Make an exact copy of the records, dropping all pictures.

— start —

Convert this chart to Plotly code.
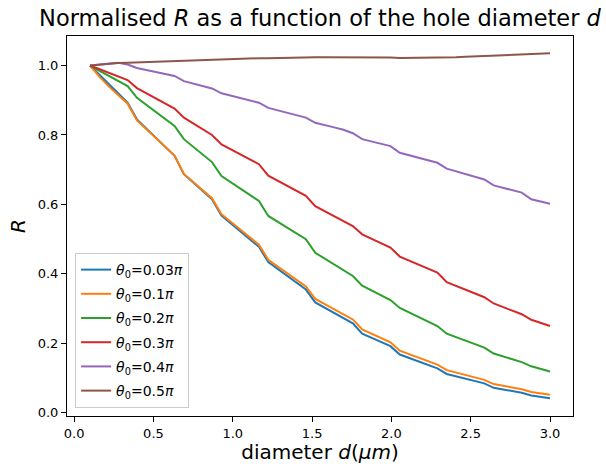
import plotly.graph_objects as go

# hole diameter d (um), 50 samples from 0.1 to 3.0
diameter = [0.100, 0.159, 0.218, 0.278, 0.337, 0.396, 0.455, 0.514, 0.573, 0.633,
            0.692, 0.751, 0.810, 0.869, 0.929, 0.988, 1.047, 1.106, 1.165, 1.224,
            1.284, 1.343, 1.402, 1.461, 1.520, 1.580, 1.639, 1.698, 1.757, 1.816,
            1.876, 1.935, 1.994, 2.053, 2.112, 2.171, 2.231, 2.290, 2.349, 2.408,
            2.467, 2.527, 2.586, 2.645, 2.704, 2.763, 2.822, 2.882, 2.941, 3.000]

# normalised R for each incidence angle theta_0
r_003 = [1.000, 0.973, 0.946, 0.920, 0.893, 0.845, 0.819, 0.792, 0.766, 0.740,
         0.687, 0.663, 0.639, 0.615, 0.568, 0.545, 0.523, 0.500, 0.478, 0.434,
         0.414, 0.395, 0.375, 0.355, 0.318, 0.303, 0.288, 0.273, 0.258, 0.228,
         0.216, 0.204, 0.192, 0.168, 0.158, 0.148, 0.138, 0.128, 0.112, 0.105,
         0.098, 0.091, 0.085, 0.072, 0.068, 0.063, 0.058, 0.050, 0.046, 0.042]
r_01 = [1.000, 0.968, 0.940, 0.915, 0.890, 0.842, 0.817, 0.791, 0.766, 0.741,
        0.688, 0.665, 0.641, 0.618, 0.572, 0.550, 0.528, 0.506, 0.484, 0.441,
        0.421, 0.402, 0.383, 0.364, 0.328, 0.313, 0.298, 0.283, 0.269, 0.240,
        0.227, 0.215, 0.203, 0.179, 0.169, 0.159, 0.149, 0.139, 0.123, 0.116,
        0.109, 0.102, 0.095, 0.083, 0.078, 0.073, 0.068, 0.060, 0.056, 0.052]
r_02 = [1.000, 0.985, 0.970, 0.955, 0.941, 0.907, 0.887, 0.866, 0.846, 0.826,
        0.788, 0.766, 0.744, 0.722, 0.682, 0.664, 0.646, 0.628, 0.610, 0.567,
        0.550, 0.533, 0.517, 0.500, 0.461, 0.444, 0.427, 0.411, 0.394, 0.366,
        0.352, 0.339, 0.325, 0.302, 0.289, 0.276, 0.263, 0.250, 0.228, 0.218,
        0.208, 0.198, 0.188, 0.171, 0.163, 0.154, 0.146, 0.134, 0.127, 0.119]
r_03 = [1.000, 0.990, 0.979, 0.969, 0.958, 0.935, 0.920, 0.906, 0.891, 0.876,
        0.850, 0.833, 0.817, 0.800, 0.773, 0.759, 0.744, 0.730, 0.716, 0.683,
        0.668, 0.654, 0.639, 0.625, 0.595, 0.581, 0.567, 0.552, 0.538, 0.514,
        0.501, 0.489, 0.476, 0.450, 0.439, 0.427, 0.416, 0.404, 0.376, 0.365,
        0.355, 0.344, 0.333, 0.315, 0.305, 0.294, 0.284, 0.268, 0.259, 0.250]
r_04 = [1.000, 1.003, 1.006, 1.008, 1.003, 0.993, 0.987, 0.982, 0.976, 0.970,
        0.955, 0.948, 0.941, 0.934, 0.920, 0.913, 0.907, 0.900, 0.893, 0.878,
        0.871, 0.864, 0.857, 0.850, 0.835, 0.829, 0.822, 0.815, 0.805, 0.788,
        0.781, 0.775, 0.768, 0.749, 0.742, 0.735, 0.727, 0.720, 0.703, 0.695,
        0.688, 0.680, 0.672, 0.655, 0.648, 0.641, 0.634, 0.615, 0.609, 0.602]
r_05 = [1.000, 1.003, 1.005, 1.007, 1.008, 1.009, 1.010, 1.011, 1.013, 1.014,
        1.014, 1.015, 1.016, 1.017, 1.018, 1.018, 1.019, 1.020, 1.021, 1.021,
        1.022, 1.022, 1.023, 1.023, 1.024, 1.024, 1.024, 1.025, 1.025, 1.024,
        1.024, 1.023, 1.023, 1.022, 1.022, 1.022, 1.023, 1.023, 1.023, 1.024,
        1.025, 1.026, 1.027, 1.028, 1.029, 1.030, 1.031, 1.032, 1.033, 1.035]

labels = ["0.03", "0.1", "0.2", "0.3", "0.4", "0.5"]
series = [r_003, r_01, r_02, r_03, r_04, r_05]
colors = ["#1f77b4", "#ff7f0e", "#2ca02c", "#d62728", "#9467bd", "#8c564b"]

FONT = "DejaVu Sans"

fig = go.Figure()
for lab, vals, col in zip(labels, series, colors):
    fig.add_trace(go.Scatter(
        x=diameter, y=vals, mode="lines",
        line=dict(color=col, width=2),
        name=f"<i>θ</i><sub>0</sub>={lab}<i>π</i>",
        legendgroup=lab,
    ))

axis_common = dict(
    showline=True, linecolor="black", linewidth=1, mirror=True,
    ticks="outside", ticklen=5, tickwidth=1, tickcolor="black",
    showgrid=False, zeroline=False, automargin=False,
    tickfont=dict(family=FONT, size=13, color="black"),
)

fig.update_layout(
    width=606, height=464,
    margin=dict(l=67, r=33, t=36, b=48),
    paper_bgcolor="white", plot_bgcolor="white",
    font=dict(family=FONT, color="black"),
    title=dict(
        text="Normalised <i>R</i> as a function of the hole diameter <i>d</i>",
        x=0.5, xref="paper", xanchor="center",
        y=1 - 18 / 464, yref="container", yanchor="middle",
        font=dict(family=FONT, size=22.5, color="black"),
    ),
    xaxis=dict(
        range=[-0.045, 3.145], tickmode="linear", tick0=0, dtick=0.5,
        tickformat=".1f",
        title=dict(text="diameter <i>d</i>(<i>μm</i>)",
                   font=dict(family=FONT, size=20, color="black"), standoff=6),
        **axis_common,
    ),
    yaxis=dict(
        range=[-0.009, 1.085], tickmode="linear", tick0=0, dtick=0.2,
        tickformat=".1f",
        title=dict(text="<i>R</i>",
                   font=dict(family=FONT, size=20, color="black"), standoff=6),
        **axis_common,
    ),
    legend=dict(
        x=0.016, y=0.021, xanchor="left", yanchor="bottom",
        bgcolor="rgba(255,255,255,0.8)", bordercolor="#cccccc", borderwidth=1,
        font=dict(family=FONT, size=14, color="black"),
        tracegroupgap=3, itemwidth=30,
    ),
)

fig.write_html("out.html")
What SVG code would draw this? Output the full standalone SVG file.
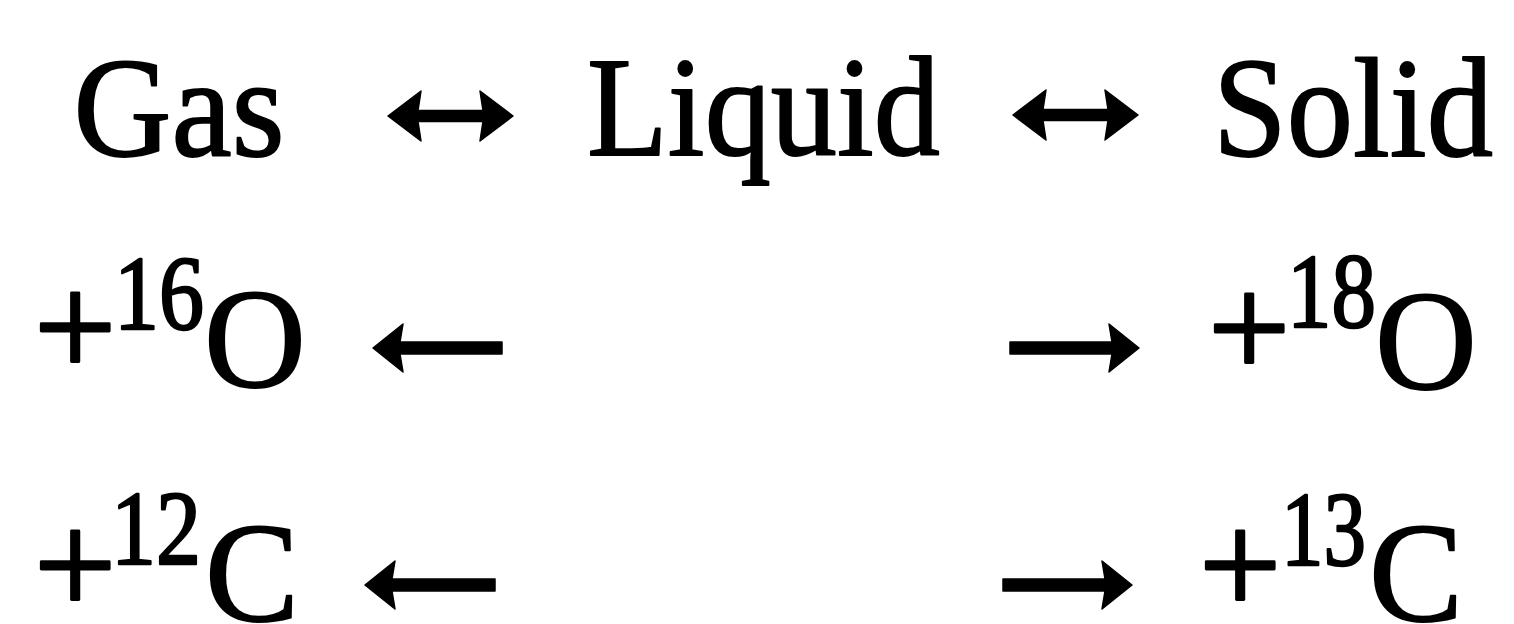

— end —

Task output:
Convert this chart to Plotly code.
import plotly.graph_objects as go

# hole diameter d (um), 50 samples from 0.1 to 3.0
diameter = [0.100, 0.159, 0.218, 0.278, 0.337, 0.396, 0.455, 0.514, 0.573, 0.633,
            0.692, 0.751, 0.810, 0.869, 0.929, 0.988, 1.047, 1.106, 1.165, 1.224,
            1.284, 1.343, 1.402, 1.461, 1.520, 1.580, 1.639, 1.698, 1.757, 1.816,
            1.876, 1.935, 1.994, 2.053, 2.112, 2.171, 2.231, 2.290, 2.349, 2.408,
            2.467, 2.527, 2.586, 2.645, 2.704, 2.763, 2.822, 2.882, 2.941, 3.000]

# normalised R for each incidence angle theta_0
r_003 = [1.000, 0.973, 0.946, 0.920, 0.893, 0.845, 0.819, 0.792, 0.766, 0.740,
         0.687, 0.663, 0.639, 0.615, 0.568, 0.545, 0.523, 0.500, 0.478, 0.434,
         0.414, 0.395, 0.375, 0.355, 0.318, 0.303, 0.288, 0.273, 0.258, 0.228,
         0.216, 0.204, 0.192, 0.168, 0.158, 0.148, 0.138, 0.128, 0.112, 0.105,
         0.098, 0.091, 0.085, 0.072, 0.068, 0.063, 0.058, 0.050, 0.046, 0.042]
r_01 = [1.000, 0.968, 0.940, 0.915, 0.890, 0.842, 0.817, 0.791, 0.766, 0.741,
        0.688, 0.665, 0.641, 0.618, 0.572, 0.550, 0.528, 0.506, 0.484, 0.441,
        0.421, 0.402, 0.383, 0.364, 0.328, 0.313, 0.298, 0.283, 0.269, 0.240,
        0.227, 0.215, 0.203, 0.179, 0.169, 0.159, 0.149, 0.139, 0.123, 0.116,
        0.109, 0.102, 0.095, 0.083, 0.078, 0.073, 0.068, 0.060, 0.056, 0.052]
r_02 = [1.000, 0.985, 0.970, 0.955, 0.941, 0.907, 0.887, 0.866, 0.846, 0.826,
        0.788, 0.766, 0.744, 0.722, 0.682, 0.664, 0.646, 0.628, 0.610, 0.567,
        0.550, 0.533, 0.517, 0.500, 0.461, 0.444, 0.427, 0.411, 0.394, 0.366,
        0.352, 0.339, 0.325, 0.302, 0.289, 0.276, 0.263, 0.250, 0.228, 0.218,
        0.208, 0.198, 0.188, 0.171, 0.163, 0.154, 0.146, 0.134, 0.127, 0.119]
r_03 = [1.000, 0.990, 0.979, 0.969, 0.958, 0.935, 0.920, 0.906, 0.891, 0.876,
        0.850, 0.833, 0.817, 0.800, 0.773, 0.759, 0.744, 0.730, 0.716, 0.683,
        0.668, 0.654, 0.639, 0.625, 0.595, 0.581, 0.567, 0.552, 0.538, 0.514,
        0.501, 0.489, 0.476, 0.450, 0.439, 0.427, 0.416, 0.404, 0.376, 0.365,
        0.355, 0.344, 0.333, 0.315, 0.305, 0.294, 0.284, 0.268, 0.259, 0.250]
r_04 = [1.000, 1.003, 1.006, 1.008, 1.003, 0.993, 0.987, 0.982, 0.976, 0.970,
        0.955, 0.948, 0.941, 0.934, 0.920, 0.913, 0.907, 0.900, 0.893, 0.878,
        0.871, 0.864, 0.857, 0.850, 0.835, 0.829, 0.822, 0.815, 0.805, 0.788,
        0.781, 0.775, 0.768, 0.749, 0.742, 0.735, 0.727, 0.720, 0.703, 0.695,
        0.688, 0.680, 0.672, 0.655, 0.648, 0.641, 0.634, 0.615, 0.609, 0.602]
r_05 = [1.000, 1.003, 1.005, 1.007, 1.008, 1.009, 1.010, 1.011, 1.013, 1.014,
        1.014, 1.015, 1.016, 1.017, 1.018, 1.018, 1.019, 1.020, 1.021, 1.021,
        1.022, 1.022, 1.023, 1.023, 1.024, 1.024, 1.024, 1.025, 1.025, 1.024,
        1.024, 1.023, 1.023, 1.022, 1.022, 1.022, 1.023, 1.023, 1.023, 1.024,
        1.025, 1.026, 1.027, 1.028, 1.029, 1.030, 1.031, 1.032, 1.033, 1.035]

labels = ["0.03", "0.1", "0.2", "0.3", "0.4", "0.5"]
series = [r_003, r_01, r_02, r_03, r_04, r_05]
colors = ["#1f77b4", "#ff7f0e", "#2ca02c", "#d62728", "#9467bd", "#8c564b"]

FONT = "DejaVu Sans"

fig = go.Figure()
for lab, vals, col in zip(labels, series, colors):
    fig.add_trace(go.Scatter(
        x=diameter, y=vals, mode="lines",
        line=dict(color=col, width=2),
        name=f"<i>θ</i><sub>0</sub>={lab}<i>π</i>",
        legendgroup=lab,
    ))

axis_common = dict(
    showline=True, linecolor="black", linewidth=1, mirror=True,
    ticks="outside", ticklen=5, tickwidth=1, tickcolor="black",
    showgrid=False, zeroline=False, automargin=False,
    tickfont=dict(family=FONT, size=13, color="black"),
)

fig.update_layout(
    width=606, height=464,
    margin=dict(l=67, r=33, t=36, b=48),
    paper_bgcolor="white", plot_bgcolor="white",
    font=dict(family=FONT, color="black"),
    title=dict(
        text="Normalised <i>R</i> as a function of the hole diameter <i>d</i>",
        x=0.5, xref="paper", xanchor="center",
        y=1 - 18 / 464, yref="container", yanchor="middle",
        font=dict(family=FONT, size=22.5, color="black"),
    ),
    xaxis=dict(
        range=[-0.045, 3.145], tickmode="linear", tick0=0, dtick=0.5,
        tickformat=".1f",
        title=dict(text="diameter <i>d</i>(<i>μm</i>)",
                   font=dict(family=FONT, size=20, color="black"), standoff=6),
        **axis_common,
    ),
    yaxis=dict(
        range=[-0.009, 1.085], tickmode="linear", tick0=0, dtick=0.2,
        tickformat=".1f",
        title=dict(text="<i>R</i>",
                   font=dict(family=FONT, size=20, color="black"), standoff=6),
        **axis_common,
    ),
    legend=dict(
        x=0.016, y=0.021, xanchor="left", yanchor="bottom",
        bgcolor="rgba(255,255,255,0.8)", bordercolor="#cccccc", borderwidth=1,
        font=dict(family=FONT, size=14, color="black"),
        tracegroupgap=3, itemwidth=30,
    ),
)

fig.write_html("out.html")
What SVG code would draw this? Output the full standalone SVG file.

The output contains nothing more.